- Recorded data
-- Begin --

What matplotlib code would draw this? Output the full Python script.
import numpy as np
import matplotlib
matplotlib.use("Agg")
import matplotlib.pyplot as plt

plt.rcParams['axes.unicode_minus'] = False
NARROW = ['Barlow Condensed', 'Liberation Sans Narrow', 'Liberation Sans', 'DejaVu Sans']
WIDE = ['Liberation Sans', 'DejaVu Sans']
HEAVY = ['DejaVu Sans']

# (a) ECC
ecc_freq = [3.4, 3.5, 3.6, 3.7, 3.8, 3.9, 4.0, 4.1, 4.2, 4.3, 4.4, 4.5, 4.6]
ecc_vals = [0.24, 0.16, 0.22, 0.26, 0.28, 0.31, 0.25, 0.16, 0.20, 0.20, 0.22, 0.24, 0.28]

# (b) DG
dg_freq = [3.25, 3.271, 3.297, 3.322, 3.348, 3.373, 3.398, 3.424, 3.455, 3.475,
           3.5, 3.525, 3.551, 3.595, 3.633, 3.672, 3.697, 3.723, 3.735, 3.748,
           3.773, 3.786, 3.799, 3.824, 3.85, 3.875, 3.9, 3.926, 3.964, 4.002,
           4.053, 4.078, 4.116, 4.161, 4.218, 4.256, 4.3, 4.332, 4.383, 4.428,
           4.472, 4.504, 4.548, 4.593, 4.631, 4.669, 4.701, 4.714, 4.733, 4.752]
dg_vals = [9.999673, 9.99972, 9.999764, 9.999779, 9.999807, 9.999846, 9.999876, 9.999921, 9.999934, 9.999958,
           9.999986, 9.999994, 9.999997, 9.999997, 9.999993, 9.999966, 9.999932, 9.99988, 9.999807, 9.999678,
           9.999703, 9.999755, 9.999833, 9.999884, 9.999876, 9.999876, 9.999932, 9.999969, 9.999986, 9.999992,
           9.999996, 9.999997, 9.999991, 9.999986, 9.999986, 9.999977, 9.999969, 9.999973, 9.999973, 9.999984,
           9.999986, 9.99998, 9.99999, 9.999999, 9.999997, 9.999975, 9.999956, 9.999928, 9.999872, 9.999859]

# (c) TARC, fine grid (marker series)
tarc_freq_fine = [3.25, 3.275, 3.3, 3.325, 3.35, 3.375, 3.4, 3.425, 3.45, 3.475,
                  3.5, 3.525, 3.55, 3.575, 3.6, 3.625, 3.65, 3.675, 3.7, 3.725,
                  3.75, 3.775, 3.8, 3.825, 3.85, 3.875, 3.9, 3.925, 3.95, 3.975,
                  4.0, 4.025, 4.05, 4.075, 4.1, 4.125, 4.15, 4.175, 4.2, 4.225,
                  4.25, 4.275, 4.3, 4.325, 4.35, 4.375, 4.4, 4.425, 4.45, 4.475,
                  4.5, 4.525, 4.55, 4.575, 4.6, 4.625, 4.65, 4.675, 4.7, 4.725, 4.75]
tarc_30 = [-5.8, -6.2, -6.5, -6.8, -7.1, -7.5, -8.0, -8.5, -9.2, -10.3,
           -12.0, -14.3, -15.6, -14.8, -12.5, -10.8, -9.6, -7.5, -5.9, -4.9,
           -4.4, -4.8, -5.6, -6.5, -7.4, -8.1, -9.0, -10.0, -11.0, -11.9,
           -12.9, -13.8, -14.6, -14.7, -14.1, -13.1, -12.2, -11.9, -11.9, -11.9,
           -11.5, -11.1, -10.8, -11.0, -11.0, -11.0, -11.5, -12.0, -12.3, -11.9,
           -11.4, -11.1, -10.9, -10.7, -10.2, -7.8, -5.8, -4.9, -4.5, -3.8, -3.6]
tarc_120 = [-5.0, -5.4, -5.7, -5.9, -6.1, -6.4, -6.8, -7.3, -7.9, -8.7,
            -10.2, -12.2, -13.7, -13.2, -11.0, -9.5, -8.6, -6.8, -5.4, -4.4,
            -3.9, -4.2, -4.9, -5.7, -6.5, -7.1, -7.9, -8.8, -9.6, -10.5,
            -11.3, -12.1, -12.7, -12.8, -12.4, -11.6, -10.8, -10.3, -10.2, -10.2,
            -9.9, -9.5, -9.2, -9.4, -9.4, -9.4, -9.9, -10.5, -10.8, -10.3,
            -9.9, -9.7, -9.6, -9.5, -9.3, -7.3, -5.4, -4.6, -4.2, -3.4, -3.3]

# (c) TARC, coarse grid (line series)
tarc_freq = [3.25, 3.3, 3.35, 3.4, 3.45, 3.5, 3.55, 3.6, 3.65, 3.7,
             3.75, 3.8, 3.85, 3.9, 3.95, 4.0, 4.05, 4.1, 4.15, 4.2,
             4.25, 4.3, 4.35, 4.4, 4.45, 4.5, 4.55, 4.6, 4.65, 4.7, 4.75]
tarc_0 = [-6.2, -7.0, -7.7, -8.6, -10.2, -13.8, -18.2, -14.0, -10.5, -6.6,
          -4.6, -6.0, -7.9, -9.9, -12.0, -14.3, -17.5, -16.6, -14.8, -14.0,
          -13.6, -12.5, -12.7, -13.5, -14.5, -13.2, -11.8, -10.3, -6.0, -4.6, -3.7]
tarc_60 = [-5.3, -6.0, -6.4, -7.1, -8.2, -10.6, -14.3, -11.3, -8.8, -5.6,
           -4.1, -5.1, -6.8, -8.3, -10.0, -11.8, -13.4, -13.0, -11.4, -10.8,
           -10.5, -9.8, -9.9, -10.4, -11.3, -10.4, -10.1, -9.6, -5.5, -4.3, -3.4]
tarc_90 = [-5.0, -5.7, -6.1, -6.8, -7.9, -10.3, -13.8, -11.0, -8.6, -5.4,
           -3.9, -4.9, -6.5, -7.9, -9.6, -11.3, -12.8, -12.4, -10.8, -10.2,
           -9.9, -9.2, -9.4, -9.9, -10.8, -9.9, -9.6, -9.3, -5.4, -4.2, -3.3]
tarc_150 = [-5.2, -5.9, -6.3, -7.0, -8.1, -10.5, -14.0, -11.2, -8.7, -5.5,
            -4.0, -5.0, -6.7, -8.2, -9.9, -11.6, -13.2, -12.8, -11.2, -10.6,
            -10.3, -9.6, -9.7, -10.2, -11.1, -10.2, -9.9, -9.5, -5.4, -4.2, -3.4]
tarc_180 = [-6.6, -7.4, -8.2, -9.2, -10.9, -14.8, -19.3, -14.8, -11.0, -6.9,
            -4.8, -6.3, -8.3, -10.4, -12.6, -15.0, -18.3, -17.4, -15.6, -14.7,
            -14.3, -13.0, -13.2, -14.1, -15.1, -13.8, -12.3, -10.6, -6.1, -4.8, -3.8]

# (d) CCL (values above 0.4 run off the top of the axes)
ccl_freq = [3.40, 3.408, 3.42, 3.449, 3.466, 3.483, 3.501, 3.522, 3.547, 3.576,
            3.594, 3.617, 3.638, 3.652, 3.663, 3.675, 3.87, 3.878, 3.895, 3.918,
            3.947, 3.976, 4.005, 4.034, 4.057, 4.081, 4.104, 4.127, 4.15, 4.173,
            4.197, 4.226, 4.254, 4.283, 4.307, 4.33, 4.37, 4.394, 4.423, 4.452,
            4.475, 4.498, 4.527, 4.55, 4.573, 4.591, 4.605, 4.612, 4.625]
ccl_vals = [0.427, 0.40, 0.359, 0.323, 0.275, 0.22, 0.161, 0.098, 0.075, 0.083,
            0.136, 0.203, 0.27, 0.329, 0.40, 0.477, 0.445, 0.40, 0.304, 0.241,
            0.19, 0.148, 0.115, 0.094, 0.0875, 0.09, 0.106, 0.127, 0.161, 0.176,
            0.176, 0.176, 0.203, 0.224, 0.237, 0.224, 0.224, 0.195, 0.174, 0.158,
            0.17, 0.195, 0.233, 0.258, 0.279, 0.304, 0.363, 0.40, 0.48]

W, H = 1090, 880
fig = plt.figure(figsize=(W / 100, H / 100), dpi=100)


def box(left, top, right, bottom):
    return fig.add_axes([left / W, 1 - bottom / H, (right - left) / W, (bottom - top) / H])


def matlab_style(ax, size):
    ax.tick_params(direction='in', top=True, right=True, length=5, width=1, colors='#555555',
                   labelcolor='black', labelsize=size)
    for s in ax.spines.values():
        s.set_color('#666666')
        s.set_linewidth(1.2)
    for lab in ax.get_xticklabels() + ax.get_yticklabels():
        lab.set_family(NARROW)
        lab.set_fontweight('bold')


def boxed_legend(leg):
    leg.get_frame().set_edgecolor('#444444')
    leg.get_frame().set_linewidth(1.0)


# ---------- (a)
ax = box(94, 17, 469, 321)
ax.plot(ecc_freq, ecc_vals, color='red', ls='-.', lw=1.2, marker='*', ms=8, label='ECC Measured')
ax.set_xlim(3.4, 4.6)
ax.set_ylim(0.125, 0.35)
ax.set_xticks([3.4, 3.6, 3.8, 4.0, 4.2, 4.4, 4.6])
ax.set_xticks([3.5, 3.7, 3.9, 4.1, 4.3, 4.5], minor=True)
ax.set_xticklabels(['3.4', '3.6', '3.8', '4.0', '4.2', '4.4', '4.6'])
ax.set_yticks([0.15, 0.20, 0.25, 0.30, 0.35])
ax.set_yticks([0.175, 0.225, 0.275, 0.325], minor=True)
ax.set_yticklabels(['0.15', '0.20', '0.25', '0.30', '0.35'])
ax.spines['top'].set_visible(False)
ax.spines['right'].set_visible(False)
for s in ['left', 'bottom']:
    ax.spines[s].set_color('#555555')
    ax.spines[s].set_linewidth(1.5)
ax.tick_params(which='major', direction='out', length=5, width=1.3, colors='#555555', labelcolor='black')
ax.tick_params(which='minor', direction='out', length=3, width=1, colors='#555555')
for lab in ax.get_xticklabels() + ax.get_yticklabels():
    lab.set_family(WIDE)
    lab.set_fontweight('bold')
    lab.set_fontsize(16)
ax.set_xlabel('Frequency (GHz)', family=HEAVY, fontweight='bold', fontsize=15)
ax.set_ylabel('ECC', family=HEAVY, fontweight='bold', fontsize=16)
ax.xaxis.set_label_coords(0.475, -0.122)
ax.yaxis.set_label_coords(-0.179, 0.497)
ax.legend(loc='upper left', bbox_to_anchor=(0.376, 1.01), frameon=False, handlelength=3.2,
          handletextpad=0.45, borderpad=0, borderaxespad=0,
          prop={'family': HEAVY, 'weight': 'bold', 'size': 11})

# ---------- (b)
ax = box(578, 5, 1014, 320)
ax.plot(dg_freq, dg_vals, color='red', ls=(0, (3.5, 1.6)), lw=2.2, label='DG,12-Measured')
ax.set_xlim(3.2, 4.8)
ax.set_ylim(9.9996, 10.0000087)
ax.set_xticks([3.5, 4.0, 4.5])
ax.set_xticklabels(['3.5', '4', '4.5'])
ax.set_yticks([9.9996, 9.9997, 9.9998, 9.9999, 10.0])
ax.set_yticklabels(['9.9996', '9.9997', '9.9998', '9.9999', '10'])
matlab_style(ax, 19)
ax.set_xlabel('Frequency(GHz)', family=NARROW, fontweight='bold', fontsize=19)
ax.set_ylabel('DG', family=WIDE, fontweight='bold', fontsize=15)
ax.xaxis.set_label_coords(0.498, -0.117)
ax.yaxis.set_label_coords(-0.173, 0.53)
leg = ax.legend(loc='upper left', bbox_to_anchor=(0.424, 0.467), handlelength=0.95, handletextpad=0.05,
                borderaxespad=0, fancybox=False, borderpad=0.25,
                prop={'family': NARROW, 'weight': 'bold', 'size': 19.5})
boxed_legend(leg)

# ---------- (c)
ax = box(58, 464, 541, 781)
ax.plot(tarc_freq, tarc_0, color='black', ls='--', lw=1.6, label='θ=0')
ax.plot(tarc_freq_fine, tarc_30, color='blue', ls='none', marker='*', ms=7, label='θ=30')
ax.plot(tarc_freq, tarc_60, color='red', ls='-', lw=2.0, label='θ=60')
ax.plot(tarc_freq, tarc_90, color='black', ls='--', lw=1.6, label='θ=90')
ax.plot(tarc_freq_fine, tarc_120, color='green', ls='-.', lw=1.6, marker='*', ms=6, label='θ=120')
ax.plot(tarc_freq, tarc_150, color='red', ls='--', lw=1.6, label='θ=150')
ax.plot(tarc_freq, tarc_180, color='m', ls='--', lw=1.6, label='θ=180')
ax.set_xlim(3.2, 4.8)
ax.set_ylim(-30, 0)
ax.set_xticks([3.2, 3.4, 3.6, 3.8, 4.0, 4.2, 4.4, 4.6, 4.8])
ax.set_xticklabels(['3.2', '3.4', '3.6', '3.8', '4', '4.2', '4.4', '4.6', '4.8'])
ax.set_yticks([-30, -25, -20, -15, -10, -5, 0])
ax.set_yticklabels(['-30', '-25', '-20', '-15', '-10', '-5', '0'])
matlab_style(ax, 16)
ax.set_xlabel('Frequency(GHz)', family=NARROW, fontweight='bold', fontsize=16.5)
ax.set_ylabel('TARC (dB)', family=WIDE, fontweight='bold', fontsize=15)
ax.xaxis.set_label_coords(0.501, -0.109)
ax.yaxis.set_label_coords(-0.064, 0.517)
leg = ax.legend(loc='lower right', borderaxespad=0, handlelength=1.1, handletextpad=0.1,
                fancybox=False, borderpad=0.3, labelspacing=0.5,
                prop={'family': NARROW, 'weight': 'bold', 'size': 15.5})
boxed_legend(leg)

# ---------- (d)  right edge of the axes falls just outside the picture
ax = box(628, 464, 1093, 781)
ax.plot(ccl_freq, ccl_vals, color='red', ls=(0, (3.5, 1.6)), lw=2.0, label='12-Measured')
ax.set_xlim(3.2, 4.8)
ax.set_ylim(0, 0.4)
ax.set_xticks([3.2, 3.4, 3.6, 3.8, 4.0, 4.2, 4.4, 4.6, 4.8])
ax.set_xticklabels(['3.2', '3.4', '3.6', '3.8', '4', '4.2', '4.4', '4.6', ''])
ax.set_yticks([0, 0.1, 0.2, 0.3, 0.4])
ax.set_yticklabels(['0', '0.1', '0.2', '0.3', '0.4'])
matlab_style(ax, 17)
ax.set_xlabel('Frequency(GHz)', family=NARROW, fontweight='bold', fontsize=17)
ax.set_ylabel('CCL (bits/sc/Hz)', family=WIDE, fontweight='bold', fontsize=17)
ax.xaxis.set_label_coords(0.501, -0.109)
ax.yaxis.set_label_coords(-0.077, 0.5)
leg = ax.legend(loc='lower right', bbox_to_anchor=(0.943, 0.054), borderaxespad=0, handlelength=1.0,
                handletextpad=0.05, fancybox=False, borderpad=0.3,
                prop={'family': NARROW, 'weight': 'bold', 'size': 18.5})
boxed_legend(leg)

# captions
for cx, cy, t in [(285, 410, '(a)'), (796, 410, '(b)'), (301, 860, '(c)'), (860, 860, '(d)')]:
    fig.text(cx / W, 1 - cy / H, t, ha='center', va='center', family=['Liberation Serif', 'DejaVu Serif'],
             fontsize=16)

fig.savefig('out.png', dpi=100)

-- End --
-- Begin --

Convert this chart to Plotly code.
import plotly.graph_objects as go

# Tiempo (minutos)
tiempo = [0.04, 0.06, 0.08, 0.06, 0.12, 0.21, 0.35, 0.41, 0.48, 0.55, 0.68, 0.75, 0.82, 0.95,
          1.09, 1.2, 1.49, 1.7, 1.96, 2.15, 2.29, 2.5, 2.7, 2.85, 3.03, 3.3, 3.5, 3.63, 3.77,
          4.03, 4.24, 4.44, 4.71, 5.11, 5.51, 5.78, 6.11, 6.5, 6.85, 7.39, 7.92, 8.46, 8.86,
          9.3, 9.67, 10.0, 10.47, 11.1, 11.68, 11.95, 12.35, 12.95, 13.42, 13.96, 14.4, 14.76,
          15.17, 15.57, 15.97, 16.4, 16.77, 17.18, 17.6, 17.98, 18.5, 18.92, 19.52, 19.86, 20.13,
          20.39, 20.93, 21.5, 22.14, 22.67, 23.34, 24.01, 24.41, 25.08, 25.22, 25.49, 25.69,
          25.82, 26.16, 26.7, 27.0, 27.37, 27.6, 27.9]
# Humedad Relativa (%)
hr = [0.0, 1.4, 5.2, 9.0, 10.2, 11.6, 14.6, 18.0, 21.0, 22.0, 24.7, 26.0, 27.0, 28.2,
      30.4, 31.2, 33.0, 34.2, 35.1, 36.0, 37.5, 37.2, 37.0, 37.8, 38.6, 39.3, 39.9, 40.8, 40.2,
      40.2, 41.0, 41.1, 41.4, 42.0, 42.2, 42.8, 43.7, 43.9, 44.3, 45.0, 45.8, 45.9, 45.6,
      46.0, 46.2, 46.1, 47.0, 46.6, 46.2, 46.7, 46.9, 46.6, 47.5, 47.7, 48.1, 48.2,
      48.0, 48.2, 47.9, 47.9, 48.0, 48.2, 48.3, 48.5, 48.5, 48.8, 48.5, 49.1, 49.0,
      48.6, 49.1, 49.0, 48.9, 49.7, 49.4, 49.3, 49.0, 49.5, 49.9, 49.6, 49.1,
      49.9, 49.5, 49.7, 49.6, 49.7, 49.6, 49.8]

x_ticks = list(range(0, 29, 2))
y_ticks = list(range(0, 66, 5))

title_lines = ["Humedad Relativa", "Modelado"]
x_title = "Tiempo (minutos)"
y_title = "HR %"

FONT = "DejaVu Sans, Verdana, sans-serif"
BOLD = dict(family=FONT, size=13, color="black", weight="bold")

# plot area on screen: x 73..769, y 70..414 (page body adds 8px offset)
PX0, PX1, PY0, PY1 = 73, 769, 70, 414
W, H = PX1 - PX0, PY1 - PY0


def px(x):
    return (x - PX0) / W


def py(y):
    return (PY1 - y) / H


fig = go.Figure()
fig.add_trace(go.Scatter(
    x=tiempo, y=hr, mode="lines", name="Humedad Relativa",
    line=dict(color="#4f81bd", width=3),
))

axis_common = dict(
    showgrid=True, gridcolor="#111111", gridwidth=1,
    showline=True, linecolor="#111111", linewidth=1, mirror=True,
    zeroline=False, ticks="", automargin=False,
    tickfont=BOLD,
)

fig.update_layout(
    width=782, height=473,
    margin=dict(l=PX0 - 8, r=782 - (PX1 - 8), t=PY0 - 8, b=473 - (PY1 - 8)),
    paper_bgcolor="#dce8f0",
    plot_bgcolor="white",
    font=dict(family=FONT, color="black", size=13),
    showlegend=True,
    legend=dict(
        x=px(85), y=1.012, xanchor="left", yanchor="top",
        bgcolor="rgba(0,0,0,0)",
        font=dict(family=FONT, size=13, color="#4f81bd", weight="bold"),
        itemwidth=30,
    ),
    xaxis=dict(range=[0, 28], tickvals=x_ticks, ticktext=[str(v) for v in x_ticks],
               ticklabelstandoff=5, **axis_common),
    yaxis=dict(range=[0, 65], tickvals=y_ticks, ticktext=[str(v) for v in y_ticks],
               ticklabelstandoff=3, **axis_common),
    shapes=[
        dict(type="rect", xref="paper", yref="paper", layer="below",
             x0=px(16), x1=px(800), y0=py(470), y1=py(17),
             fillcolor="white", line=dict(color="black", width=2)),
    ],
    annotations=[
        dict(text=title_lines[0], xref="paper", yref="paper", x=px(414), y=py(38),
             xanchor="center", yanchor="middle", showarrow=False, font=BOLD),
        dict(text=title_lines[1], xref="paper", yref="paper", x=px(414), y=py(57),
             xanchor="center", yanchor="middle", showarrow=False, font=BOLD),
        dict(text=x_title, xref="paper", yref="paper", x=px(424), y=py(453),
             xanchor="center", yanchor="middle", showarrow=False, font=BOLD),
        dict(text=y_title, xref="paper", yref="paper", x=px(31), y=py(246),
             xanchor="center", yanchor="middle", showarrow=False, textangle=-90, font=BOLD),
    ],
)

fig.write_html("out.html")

-- End --

- What you have to do
Above is a listing; print exactly its lines from the one with "Convert this chart to Plotly code." through the one with "import plotly.graph_objects as go", and no other lines.

- Result
Convert this chart to Plotly code.
import plotly.graph_objects as go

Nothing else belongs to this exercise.